Howard Porter crée un univers visuel plutôt dense, avec une composante futuriste convaincante. En particulier, il dessine des vues d'ensemble sur 2 ou 3 doubles pages qui dépassent le simple décor en carton-pâte. Il a su conserver l'incroyable énergie de l'époque JLA, en affinant ses dessins pour un encrage plus fin, et des expressions plus nuancées.



Il suffit de comparer les épisodes dessinés par Porter à celui dessiné par Bermudez et Faucher pour se rendre compte de la différence. Sans être mauvais, ces derniers ne prêtent pas la même attention aux décors, au langage corporel, aux tenues des superhéros. Du coup leurs dessins sont plus fades. Par contraste, Porter est plus minutieux, plus constant dans le degré de détail, ce qui donne une narration visuelle plus intense.



Au final, ce tome propose une équipe de superhéros qui ressemble à la Justice League, mais avec assez de variations pour ne pas être une pâle copie et posséder une identité propre. L'histoire ne se focalise pas uniquement sur ces incarnations de Batman et consorts, et s'ouvre sur une lutte contre une dictature inique dont le lecteur découvre petit à petit le visage, en intégrant des références discrètes à l'univers partagé DC (le projet Cadmus apparaissant pour la première fois dans les séries "Fourth World" de Jack Kirby). Howard Porter apporte une grande énergie aux dessins, et une consistance qui dépasse les décors de série Z.

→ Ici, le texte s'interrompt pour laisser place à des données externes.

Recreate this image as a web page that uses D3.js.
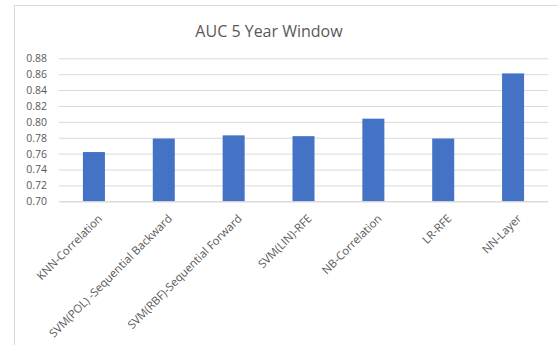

Néanmoins, Howard Porter doit également dessiner beaucoup de dialogues, c'est-à-dire des têtes en train de parler. JM DeMatteis a déjà été beaucoup plus inspiré pour écrire des dialogues aux petits oignons et Giffen doit installer tellement d'informations qu'il n'a pas l'opportunité de se lâcher vraiment. Un peu comme dans Larfleeze - Revolt of the Orange Lanterns (également de Giffen et DeMatteis), le lecteur sent qu'il y a du potentiel dans le récit, mais que les auteurs n'arrivent pas en tirer tout le parti attendu.